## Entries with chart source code
** start **
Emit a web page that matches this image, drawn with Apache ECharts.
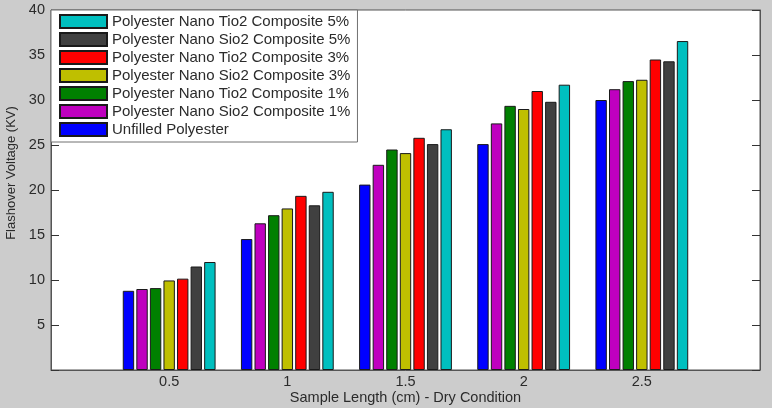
<!DOCTYPE html>
<html lang="en">
<head>
    <meta charset="UTF-8">
    <title>Flashover Voltage - Dry Condition</title>
    <script src="https://cdn.jsdelivr.net/npm/echarts@6/dist/echarts.min.js"></script>
    <style>
        html, body { margin: 0; padding: 0; background: #cccccc; }
    </style>
</head>
<body>
<div id="main" style="width: 772px;height:408px;"></div>
<script>
    // sample lengths (cm)
    var lengths = [0.5, 1, 1.5, 2, 2.5];

    // flashover voltage (KV)
    var unfilled = [8.8, 14.55, 20.6, 25.1, 30.0];
    var sio2_1 = [9.0, 16.3, 22.8, 27.4, 31.2];
    var tio2_1 = [9.1, 17.2, 24.5, 29.35, 32.1];
    var sio2_3 = [9.95, 17.95, 24.1, 29.0, 32.25];
    var tio2_3 = [10.15, 19.35, 25.8, 31.0, 34.5];
    var sio2_5 = [11.5, 18.3, 25.1, 29.8, 34.3];
    var tio2_5 = [12.0, 19.8, 26.75, 31.7, 36.55];

    var seriesNames = [
        'Unfilled Polyester',
        'Polyester Nano Sio2 Composite 1%',
        'Polyester Nano Tio2 Composite 1%',
        'Polyester Nano Sio2 Composite 3%',
        'Polyester Nano Tio2 Composite 3%',
        'Polyester Nano Sio2 Composite 5%',
        'Polyester Nano Tio2 Composite 5%'
    ];
    var seriesData = [unfilled, sio2_1, tio2_1, sio2_3, tio2_3, sio2_5, tio2_5];
    var colors = ['#0000ff', '#bf00bf', '#008000', '#bfbf00', '#ff0000', '#404040', '#00bfbf'];

    var font = 'Liberation Sans, Arial, sans-serif';
    var textColor = '#2b2b2b';

    var series = [];
    for (var i = 0; i < seriesData.length; i++) {
        var pts = [];
        for (var j = 0; j < lengths.length; j++) {
            pts.push([lengths[j], seriesData[i][j]]);
        }
        series.push({
            name: seriesNames[i],
            type: 'bar',
            data: pts,
            barWidth: 11.4,
            barGap: '19%',
            itemStyle: { color: colors[i], borderColor: '#1a1a1a', borderWidth: 1 }
        });
    }

    var myChart = echarts.init(document.getElementById('main'));

    var option = {
        animation: false,
        backgroundColor: '#cccccc',
        textStyle: { fontFamily: font },
        grid: {
            left: 51, top: 10, right: 12, bottom: 38,
            outerBoundsMode: 'none',
            show: true,
            backgroundColor: '#ffffff',
            borderColor: '#555555',
            borderWidth: 1
        },
        legend: {
            orient: 'vertical',
            left: 51,
            top: 10,
            data: seriesNames.slice().reverse(),
            itemWidth: 47,
            itemHeight: 13,
            itemGap: 3,
            padding: [4, 7, 5, 8],
            backgroundColor: '#ffffff',
            borderColor: '#707070',
            borderWidth: 1,
            borderRadius: 0,
            icon: 'rect',
            textStyle: { fontFamily: font, fontSize: 15, color: textColor }
        },
        xAxis: {
            type: 'value',
            min: 0,
            max: 3,
            interval: 0.5,
            name: 'Sample Length (cm) - Dry Condition',
            nameLocation: 'middle',
            nameGap: 20,
            nameMoveOverlap: false,
            nameTextStyle: { fontFamily: font, fontSize: 14.5, color: textColor },
            axisLine: { show: true, lineStyle: { color: '#555555' } },
            axisTick: { show: false },
            splitLine: { show: false },
            axisLabel: {
                margin: 4,
                fontFamily: font, fontSize: 14.5, color: textColor,
                formatter: function (v) {
                    return (v === 0 || v === 3) ? '' : String(v);
                }
            }
        },
        yAxis: [{
            type: 'value',
            min: 0,
            max: 40,
            interval: 5,
            name: 'Flashover Voltage (KV)',
            nameLocation: 'middle',
            nameGap: 32,
            nameTextStyle: { fontFamily: font, fontSize: 13, color: textColor, padding: [0, 0, 0, 34] },
            axisLine: { show: true, lineStyle: { color: '#555555' } },
            axisTick: { show: true, inside: true, length: 8, lineStyle: { color: '#333333' } },
            splitLine: { show: false },
            axisLabel: {
                margin: 6,
                fontFamily: font, fontSize: 14.5, color: textColor,
                formatter: function (v) { return v === 0 ? '' : String(v); }
            }
        }, {
            type: 'value',
            position: 'right',
            min: 0,
            max: 40,
            interval: 5,
            axisLine: { show: true, lineStyle: { color: '#555555' } },
            axisTick: { show: true, inside: true, length: 8, lineStyle: { color: '#333333' } },
            splitLine: { show: false },
            axisLabel: { show: false }
        }],
        series: series
    };

    myChart.setOption(option);
</script>
</body>
</html>
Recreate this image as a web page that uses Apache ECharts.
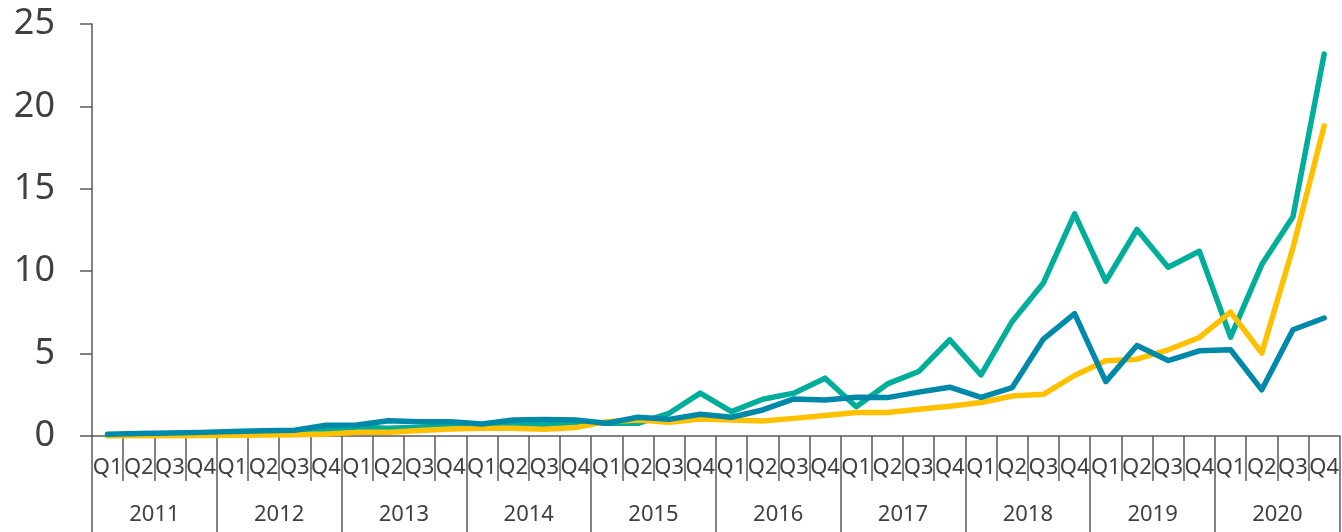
** end **
## Direction
Filter the entries above down to the lines containing the word "Apache".

## Complete answer
Emit a web page that matches this image, drawn with Apache ECharts.
Recreate this image as a web page that uses Apache ECharts.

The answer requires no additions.